━━ Data extract ━━

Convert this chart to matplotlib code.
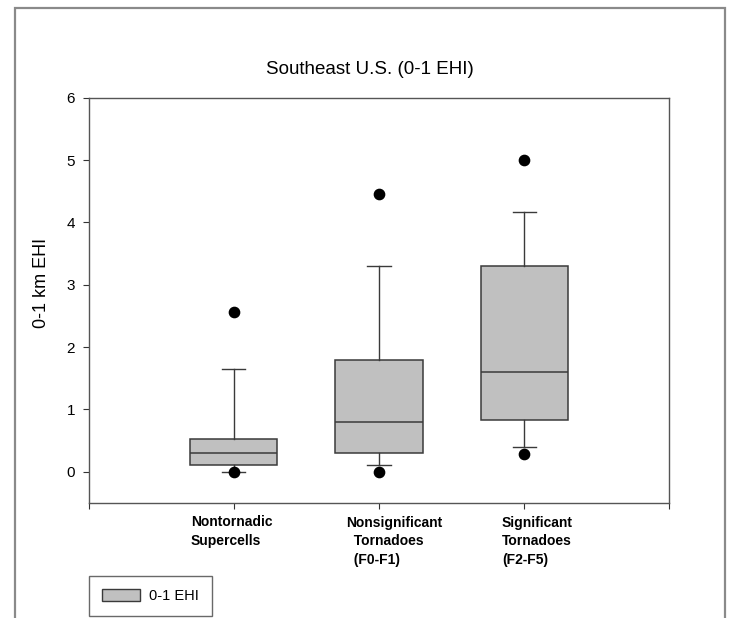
"""
东南部 0-1 km EHI 箱线图：无龙卷超级单体 / 弱龙卷 / 强龙卷
"""
import matplotlib
matplotlib.use("Agg")
import matplotlib.pyplot as plt
from matplotlib.patches import Patch, Rectangle

plt.rcParams["font.family"] = ["Liberation Sans", "DejaVu Sans"]

# 各类别的箱线统计量（四分位、须、离群点）
categories = ["Nontornadic\nSupercells",
              "Nonsignificant\n  Tornadoes\n  (F0-F1)",
              "Significant\nTornadoes\n(F2-F5)"]
q1 = [0.11, 0.30, 0.83]
median = [0.30, 0.80, 1.60]
q3 = [0.53, 1.79, 3.30]
whisker_low = [0.00, 0.11, 0.40]
whisker_high = [1.65, 3.30, 4.16]
outliers = [[0.00, 2.57], [0.00, 4.46], [0.28, 5.00]]

y_ticks = [0, 1, 2, 3, 4, 5, 6]


def build_stats():
    stats = []
    for i, label in enumerate(categories):
        stats.append({
            "label": label,
            "q1": q1[i],
            "med": median[i],
            "q3": q3[i],
            "whislo": whisker_low[i],
            "whishi": whisker_high[i],
            "fliers": outliers[i],
        })
    return stats


def plot_box(output_path):
    W, H = 731, 618
    fig = plt.figure(figsize=(W / 100, H / 100), dpi=100)

    # 绘图区位置（像素换算成 figure 坐标）
    left, right, top, bottom = 88.7, 669.3, 97.7, 503.0
    ax = fig.add_axes([left / W, 1 - bottom / H, (right - left) / W, (bottom - top) / H])

    box_color = "#C0C0C0"
    edge = "#3a3a3a"
    positions = [1, 2, 3]
    ax.bxp(
        build_stats(),
        positions=positions,
        widths=0.6,
        capwidths=0.16,
        patch_artist=True,
        boxprops=dict(facecolor=box_color, edgecolor=edge, linewidth=1.1),
        medianprops=dict(color=edge, linewidth=1.1),
        whiskerprops=dict(color=edge, linewidth=1.0),
        capprops=dict(color=edge, linewidth=1.0),
        flierprops=dict(marker="o", markerfacecolor="black", markeredgecolor="black",
                        markersize=7.4, linestyle="none"),
    )

    ax.set_xlim(0, 4)
    ax.set_ylim(-0.5, 6)
    ax.set_yticks(y_ticks)
    ax.set_xticks([0, 1, 2, 3, 4])
    ax.set_xticklabels([])
    ax.tick_params(axis="y", direction="out", length=4.3, width=0.8, pad=5.5,
                   labelsize=11, color="#333333")
    ax.tick_params(axis="x", direction="out", length=4.3, width=0.8, color="#333333")
    for s in ax.spines.values():
        s.set_color("#555555")
        s.set_linewidth(1.0)

    ax.set_ylabel("0-1 km EHI", fontsize=13)
    ax.yaxis.set_label_coords(-0.066, 0.543)

    # x 轴类别标签（左对齐，多行）
    label_x = [191, 346, 502]
    for lx, text in zip(label_x, categories):
        fig.text(lx / W, 1 - 515.5 / H, text, ha="left", va="top",
                 fontsize=10, fontweight="bold", linespacing=1.45)

    fig.text(370 / W, 1 - 70 / H, "Southeast U.S. (0-1 EHI)", ha="center", va="center",
             fontsize=13.5)

    # 图例
    handle = Patch(facecolor=box_color, edgecolor=edge, linewidth=1.0, label="0-1 EHI")
    leg = fig.legend(
        handles=[handle],
        loc="upper left",
        bbox_to_anchor=(88.7 / W, 1 - 576 / H),
        bbox_transform=fig.transFigure,
        borderaxespad=0,
        fancybox=False,
        edgecolor="#444444",
        fontsize=10.5,
        handlelength=2.6,
        handleheight=0.8,
        handletextpad=0.65,
        borderpad=0.9,
    )
    leg.get_frame().set_linewidth(1.0)

    # 外框
    border = Rectangle((15 / W, -0.05), (725 - 15) / W, 1.05 - 7.5 / H,
                       transform=fig.transFigure, fill=False,
                       edgecolor="#8a8a8a", linewidth=1.6, clip_on=False)
    fig.patches.append(border)

    fig.savefig(output_path, dpi=100)
    plt.close(fig)


def main():
    plot_box("out.png")


if __name__ == "__main__":
    main()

━━━

Challenge: Quote the material exactly. Pictures stay out.

Result for this exercise:
Convert this chart to matplotlib code.
"""
东南部 0-1 km EHI 箱线图：无龙卷超级单体 / 弱龙卷 / 强龙卷
"""
import matplotlib
matplotlib.use("Agg")
import matplotlib.pyplot as plt
from matplotlib.patches import Patch, Rectangle

plt.rcParams["font.family"] = ["Liberation Sans", "DejaVu Sans"]

# 各类别的箱线统计量（四分位、须、离群点）
categories = ["Nontornadic\nSupercells",
              "Nonsignificant\n  Tornadoes\n  (F0-F1)",
              "Significant\nTornadoes\n(F2-F5)"]
q1 = [0.11, 0.30, 0.83]
median = [0.30, 0.80, 1.60]
q3 = [0.53, 1.79, 3.30]
whisker_low = [0.00, 0.11, 0.40]
whisker_high = [1.65, 3.30, 4.16]
outliers = [[0.00, 2.57], [0.00, 4.46], [0.28, 5.00]]

y_ticks = [0, 1, 2, 3, 4, 5, 6]


def build_stats():
    stats = []
    for i, label in enumerate(categories):
        stats.append({
            "label": label,
            "q1": q1[i],
            "med": median[i],
            "q3": q3[i],
            "whislo": whisker_low[i],
            "whishi": whisker_high[i],
            "fliers": outliers[i],
        })
    return stats


def plot_box(output_path):
    W, H = 731, 618
    fig = plt.figure(figsize=(W / 100, H / 100), dpi=100)

    # 绘图区位置（像素换算成 figure 坐标）
    left, right, top, bottom = 88.7, 669.3, 97.7, 503.0
    ax = fig.add_axes([left / W, 1 - bottom / H, (right - left) / W, (bottom - top) / H])

    box_color = "#C0C0C0"
    edge = "#3a3a3a"
    positions = [1, 2, 3]
    ax.bxp(
        build_stats(),
        positions=positions,
        widths=0.6,
        capwidths=0.16,
        patch_artist=True,
        boxprops=dict(facecolor=box_color, edgecolor=edge, linewidth=1.1),
        medianprops=dict(color=edge, linewidth=1.1),
        whiskerprops=dict(color=edge, linewidth=1.0),
        capprops=dict(color=edge, linewidth=1.0),
        flierprops=dict(marker="o", markerfacecolor="black", markeredgecolor="black",
                        markersize=7.4, linestyle="none"),
    )

    ax.set_xlim(0, 4)
    ax.set_ylim(-0.5, 6)
    ax.set_yticks(y_ticks)
    ax.set_xticks([0, 1, 2, 3, 4])
    ax.set_xticklabels([])
    ax.tick_params(axis="y", direction="out", length=4.3, width=0.8, pad=5.5,
                   labelsize=11, color="#333333")
    ax.tick_params(axis="x", direction="out", length=4.3, width=0.8, color="#333333")
    for s in ax.spines.values():
        s.set_color("#555555")
        s.set_linewidth(1.0)

    ax.set_ylabel("0-1 km EHI", fontsize=13)
    ax.yaxis.set_label_coords(-0.066, 0.543)

    # x 轴类别标签（左对齐，多行）
    label_x = [191, 346, 502]
    for lx, text in zip(label_x, categories):
        fig.text(lx / W, 1 - 515.5 / H, text, ha="left", va="top",
                 fontsize=10, fontweight="bold", linespacing=1.45)

    fig.text(370 / W, 1 - 70 / H, "Southeast U.S. (0-1 EHI)", ha="center", va="center",
             fontsize=13.5)

    # 图例
    handle = Patch(facecolor=box_color, edgecolor=edge, linewidth=1.0, label="0-1 EHI")
    leg = fig.legend(
        handles=[handle],
        loc="upper left",
        bbox_to_anchor=(88.7 / W, 1 - 576 / H),
        bbox_transform=fig.transFigure,
        borderaxespad=0,
        fancybox=False,
        edgecolor="#444444",
        fontsize=10.5,
        handlelength=2.6,
        handleheight=0.8,
        handletextpad=0.65,
        borderpad=0.9,
    )
    leg.get_frame().set_linewidth(1.0)

    # 外框
    border = Rectangle((15 / W, -0.05), (725 - 15) / W, 1.05 - 7.5 / H,
                       transform=fig.transFigure, fill=False,
                       edgecolor="#8a8a8a", linewidth=1.6, clip_on=False)
    fig.patches.append(border)

    fig.savefig(output_path, dpi=100)
    plt.close(fig)


def main():
    plot_box("out.png")


if __name__ == "__main__":
    main()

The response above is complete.